W takiej sytuacji jezuicki dom w Chmielnickim zaczął przyjmować uchodźców na dłuższy okres czasu. Aby mogli oni choć trochę nabrać sił w tym trudnym czasie, jaki przeżywają, przygotowano specjalną salę rekreacyjną, gdzie mogą oglądać telewizję, zebrać się na rozmowy, czy też zagrać w gry planszowe. Dla chętnych zorganizowano też kurs języka polskiego. Osoby przebywające w domu chętnie włączają się też w różne prace w około jego utrzymania.
Ostatni czas był wyjątkowy, jako że przeżywano święta Wielkanocne. Domownicy zaangażowali się w liturgię, krótką poprzedziły krótki katechezy wprowadzające w każdy z dni Triduum. Zwieńczeniem świętowania był uroczysty obiad świąteczny. Świąteczne potrawy były miłym zaskoczeniem, zwłaszcza, że mieszkańcy przyzwyczaili się już do prostszego pożywienia. Jeszcze ważniejsza była jednak niesamowita atmosfera, jaka się wytworzyła podczas tego wydarzenia.
Dom dla uchodźców w Chmielnickim jest prowadzony dzięki zaangażowaniu grupy wolontariuszy z lokalnego duszpasterstwa akademickiego i z parafii.

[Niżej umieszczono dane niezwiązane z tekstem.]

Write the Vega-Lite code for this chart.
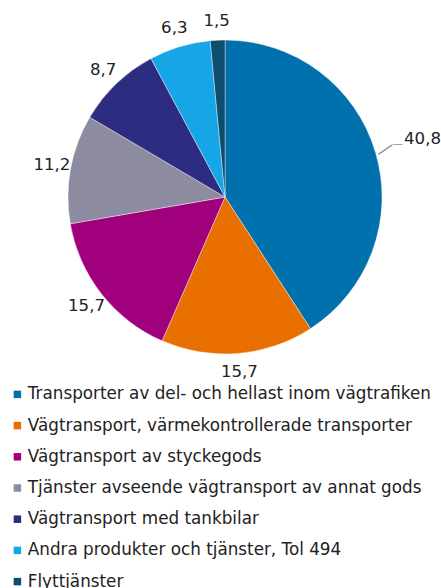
{
  "$schema": "https://vega.github.io/schema/vega-lite/v6.json",
  "width": 432,
  "height": 394,
  "padding": {"left": 9, "top": 0, "right": 0, "bottom": 194},
  "autosize": {"type": "none"},
  "background": "white",
  "data": {
    "values": [
      {"nr": 1, "category": "Transporter av del- och hellast inom vägtrafiken", "value": 40.8, "label": "40,8"},
      {"nr": 2, "category": "Vägtransport, värmekontrollerade transporter", "value": 15.7, "label": "15,7"},
      {"nr": 3, "category": "Vägtransport av styckegods", "value": 15.7, "label": "15,7"},
      {"nr": 4, "category": "Tjänster avseende vägtransport av annat gods", "value": 11.2, "label": "11,2"},
      {"nr": 5, "category": "Vägtransport med tankbilar", "value": 8.7, "label": "8,7"},
      {"nr": 6, "category": "Andra produkter och tjänster, Tol 494", "value": 6.3, "label": "6,3"},
      {"nr": 7, "category": "Flyttjänster", "value": 1.5, "label": "1,5"}
    ]
  },
  "encoding": {
    "theta": {"field": "value", "type": "quantitative", "stack": true},
    "order": {"field": "nr", "type": "quantitative"}
  },
  "layer": [
    {
      "mark": {"type": "arc", "outerRadius": 157, "stroke": "white", "strokeWidth": 0.4},
      "encoding": {
        "color": {
          "field": "category",
          "type": "nominal",
          "sort": null,
          "scale": {
            "domain": [
              "Transporter av del- och hellast inom vägtrafiken",
              "Vägtransport, värmekontrollerade transporter",
              "Vägtransport av styckegods",
              "Tjänster avseende vägtransport av annat gods",
              "Vägtransport med tankbilar",
              "Andra produkter och tjänster, Tol 494",
              "Flyttjänster"
            ],
            "range": ["#0071AC", "#E86F00", "#A1007D", "#8C8BA0", "#2C2C80", "#16A5E6", "#0D4E6E"]
          },
          "legend": {
            "orient": "none",
            "legendX": 0,
            "legendY": 386,
            "direction": "vertical",
            "title": null,
            "symbolType": "square",
            "symbolSize": 56,
            "symbolStrokeWidth": 0,
            "labelFont": "DejaVu Sans",
            "labelFontSize": 16.8,
            "labelColor": "#222222",
            "labelLimit": 0,
            "labelOffset": 2,
            "rowPadding": 13.2
          }
        }
      }
    },
    {
      "mark": {"type": "text", "font": "DejaVu Sans", "fontSize": 16.6, "color": "#222222", "radius": 176},
      "encoding": {
        "text": {"condition": {"test": "datum.nr != 1", "field": "label"}, "value": ""}
      }
    },
    {
      "mark": {"type": "text", "font": "DejaVu Sans", "fontSize": 16.6, "color": "#222222", "radius": 206},
      "encoding": {
        "text": {"condition": {"test": "datum.nr == 1", "field": "label"}, "value": ""}
      }
    },
    {
      "mark": {"type": "text", "font": "DejaVu Sans", "fontSize": 18, "color": "#8C8C8C", "radius": 167, "angle": 326},
      "encoding": {
        "text": {"condition": {"test": "datum.nr == 1", "value": "—"}, "value": ""}
      }
    },
    {
      "mark": {"type": "text", "font": "DejaVu Sans", "fontSize": 11, "color": "#8C8C8C", "radius": 180, "dy": -2},
      "encoding": {
        "text": {"condition": {"test": "datum.nr == 1", "value": "—"}, "value": ""}
      }
    }
  ]
}
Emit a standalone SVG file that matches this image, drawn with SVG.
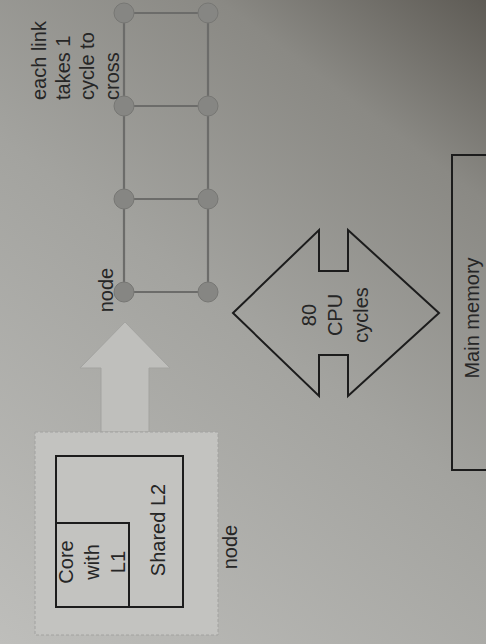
<svg xmlns="http://www.w3.org/2000/svg" width="486" height="644" viewBox="0 0 486 644">
  <defs>
    <linearGradient id="paper" x1="0" y1="644" x2="486" y2="0" gradientUnits="userSpaceOnUse">
      <stop offset="0" stop-color="#bebebb"/>
      <stop offset="0.5" stop-color="#a3a39f"/>
      <stop offset="0.8" stop-color="#8a8984"/>
      <stop offset="1" stop-color="#5e5b55"/>
    </linearGradient>
    <style>
      .lbl { font-family: "Liberation Sans", Arial, sans-serif; font-size: 20px; fill: #262626; }
      .box { fill: none; stroke: #1c1c1c; stroke-width: 2; }
      .link { stroke: #6c6c6a; stroke-width: 2.2; fill: none; }
      .mnode { fill: #868683; stroke: #777774; stroke-width: 1; }
    </style>
  </defs>

  <!-- paper background -->
  <rect x="0" y="0" width="486" height="644" fill="url(#paper)"/>

  <!-- wide arrow from the node into the mesh -->
  <g id="inject-arrow">
    <path d="M101,432 L101,368 L80,368 L125,322 L170,368 L149,368 L149,432 Z" fill="#bfbfbc" stroke="#a3a3a0" stroke-width="1"/>
  </g>

  <!-- processing node: core with L1 plus shared L2 -->
  <g id="node-tile">
    <rect x="35" y="432" width="183" height="203" fill="#c3c3c0" stroke="#a2a2a0" stroke-width="1" stroke-dasharray="3 2"/>
    <g id="shared-l2">
      <rect class="box" x="56" y="456" width="127" height="151"/>
      <text class="lbl" transform="translate(165,530) rotate(-90)" text-anchor="middle">Shared L2</text>
    </g>
    <g id="core-l1">
      <rect class="box" x="56" y="523" width="73" height="84"/>
      <text class="lbl" transform="translate(73,562) rotate(-90)" text-anchor="middle"><tspan x="0" dy="0">Core</tspan><tspan x="0" dy="26">with</tspan><tspan x="0" dy="26">L1</tspan></text>
    </g>
    <text class="lbl" transform="translate(237,547) rotate(-90)" text-anchor="middle">node</text>
  </g>

  <!-- mesh links -->
  <g id="connectors">
    <line class="link" x1="124" y1="13" x2="124" y2="292"/>
    <line class="link" x1="208" y1="13" x2="208" y2="292"/>
    <line class="link" x1="124" y1="13" x2="208" y2="13"/>
    <line class="link" x1="124" y1="106" x2="208" y2="106"/>
    <line class="link" x1="124" y1="199" x2="208" y2="199"/>
    <line class="link" x1="124" y1="292" x2="208" y2="292"/>
  </g>

  <!-- mesh routers -->
  <g id="mesh-node-1"><circle class="mnode" cx="124" cy="292" r="10"/></g>
  <g id="mesh-node-2"><circle class="mnode" cx="208" cy="292" r="10"/></g>
  <g id="mesh-node-3"><circle class="mnode" cx="124" cy="199" r="10"/></g>
  <g id="mesh-node-4"><circle class="mnode" cx="208" cy="199" r="10"/></g>
  <g id="mesh-node-5"><circle class="mnode" cx="124" cy="106" r="10"/></g>
  <g id="mesh-node-6"><circle class="mnode" cx="208" cy="106" r="10"/></g>
  <g id="mesh-node-7"><circle class="mnode" cx="124" cy="13" r="10"/></g>
  <g id="mesh-node-8"><circle class="mnode" cx="208" cy="13" r="10"/></g>

  <!-- mesh labels -->
  <g id="mesh-labels">
    <text class="lbl" transform="translate(113,290) rotate(-90)" text-anchor="middle">node</text>
    <text class="lbl" transform="translate(46,100) rotate(-90)" text-anchor="start"><tspan x="0" dy="0">each link</tspan><tspan x="0" dy="24">takes 1</tspan><tspan x="0" dy="24">cycle to</tspan><tspan x="0" dy="25">cross</tspan></text>
  </g>

  <!-- memory latency double arrow -->
  <g id="memory-latency">
    <path class="box" d="M233,313 L319,230 L319,271 L348,271 L348,230 L439,313 L348,396 L348,355 L319,355 L319,396 Z" stroke-width="1.8"/>
    <text class="lbl" transform="translate(316,315) rotate(-90)" text-anchor="middle"><tspan x="0" dy="0">80</tspan><tspan x="0" dy="26">CPU</tspan><tspan x="0" dy="26">cycles</tspan></text>
  </g>

  <!-- main memory -->
  <g id="main-memory">
    <rect class="box" x="452" y="155" width="40" height="315"/>
    <text class="lbl" transform="translate(479,318) rotate(-90)" text-anchor="middle">Main memory</text>
  </g>
</svg>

W ciągu ostatnich dwóch miesięcy przyjął już ponad 1000 osób. Sytuacja obecna jest spokojniejsza niż w pierwszych dniach wojny, jako że wypracowano metody działania, a i przyjmowanie osób na dłuższy okres pozwala na większą stabilizację. Wciąż jednak jest to praca w warunkach wojennych, a doniesienia z frontu każą przypuszczać, że wkrótce przybędą kolejne grupy osób potrzebujące schronienia.